The council in California voted in favour of the plan which will benefit 20 trans people in its jurisdiction and will cost around $200,000.
The highly divisive and seemingly bitterly unfair decision was hailed as a triumph by council member Christy Holstege who, speaking to the Los Angeles Times, praised the city for being “on the right side of history and supporting our trans and non-binary, gender nonconforming community”.
She doubled downed in a later Tweet with:
“In the City of Palm Springs, we are proud to be a beacon of hope to the rest of the nation. We’ve worked hard to build an inclusive community. Our latest proposes a guaranteed income pilot program for trans and non-binary people.”
In the City of Palm Springs, we are proud to be a beacon of hope to the rest of the nation. We’ve worked hard to build an inclusive community. Our latest proposes a guaranteed income pilot program for trans and non-binary people. (2/2) https://t.co/cLc7PgvICc
— Christy Gilbert Holstege (@christyholstege) April 1, 2022
Although singling out individuals based on their demographics doesn’t seem all that inclusive.
Perhaps even more astoundingly, Palm Springs’ mayor, who is transgender herself, said she voted in favour of the scheme but was unsure as to whether it would succeed. ‘Succeed’ in doing what is anyone’s guess:
“My serious concern is the ability of these guaranteed income programs to scale up to the magnitude of the issues that are before us,”
“I have been wrong many times,” admitted Mayor Lisa Middleton. “I could be wrong again on this one.”
Trans residents who are signed up to the scheme will receive hundreds of dollars each month to spend in any way they wish. This is in contrast to other social security plans which put reasonable restrictions on how and where the money can be spent –generally on food or bills.

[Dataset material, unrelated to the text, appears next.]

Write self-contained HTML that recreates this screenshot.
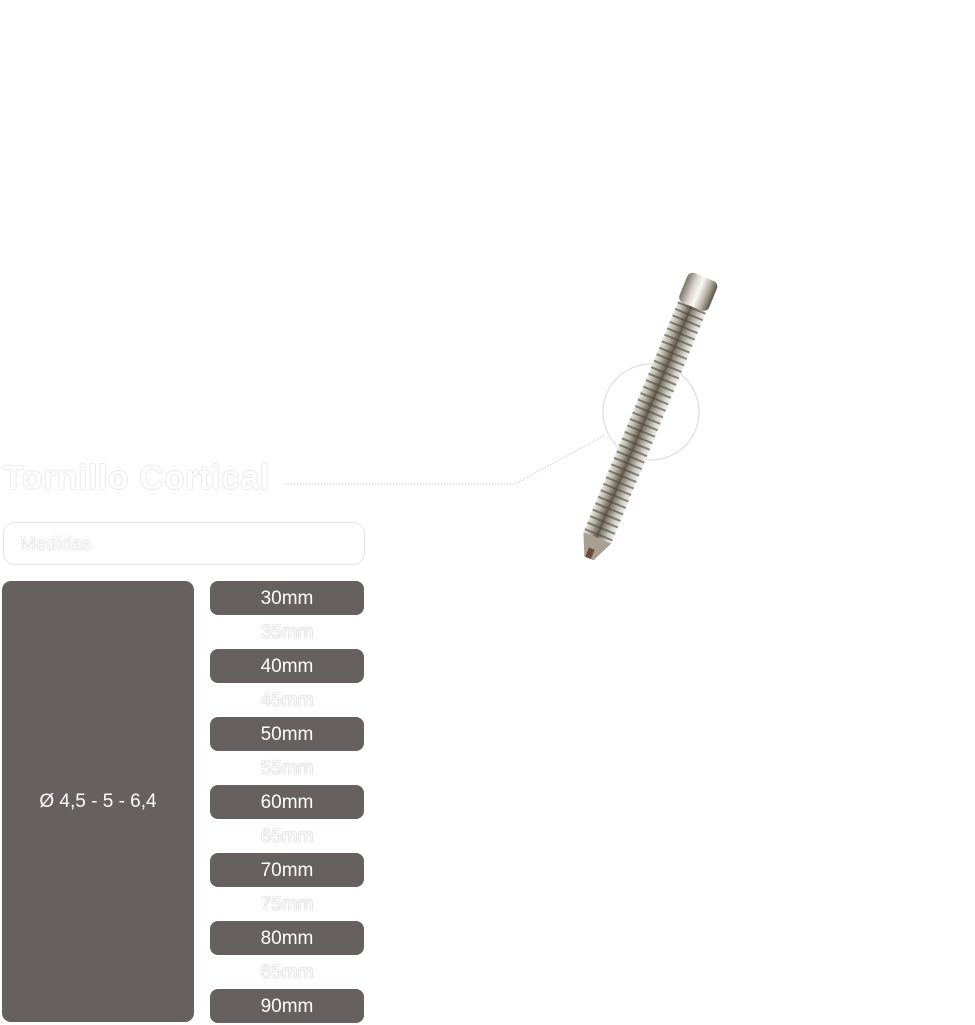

In a meeting about the bill last week, Queer Works Chief Executive Jacob Rostovsky – who is also transgender – excused the supposed positive discrimination, claiming that transgender people are especially vulnerable to unemployment, homelessness and discrimination:
“This is a chance to help individuals receive money that we can think of as a subsidy — to subsidize the gap in income that the trans and nonbinary community faces due to having some of the highest levels of unemployment in this country,” said Rostovsky.
Although Rosovsky failed to address the fact that it is illegal for employers in the USA to discriminate based on gender identity and that there are numerous other factors which may mean transgenders are less likely to find work – such as depression or anxiety brought on by their dysphoria.
Fox’s Tucker Carlson was highly critical of the council’s decision on Monday night, pointing out that Christy Holstege herself had said that such schemes are overly expensive and often take money away from vulnerable people who are struggling:
“The bureaucracies that we’ve set up to fund poverty programs and to staff them are probably much more expensive than giving the people the money who need it,” said Holstege.
Carlson’s co-host Jason Rantz referred to the scheme as “a big scam”. He went on to suggest that in a world where gender supposedly no longer exists, there is no way to prove someone is ‘trans’, and what he calls “the country’s wokest guaranteed income scheme” is very open to abuse.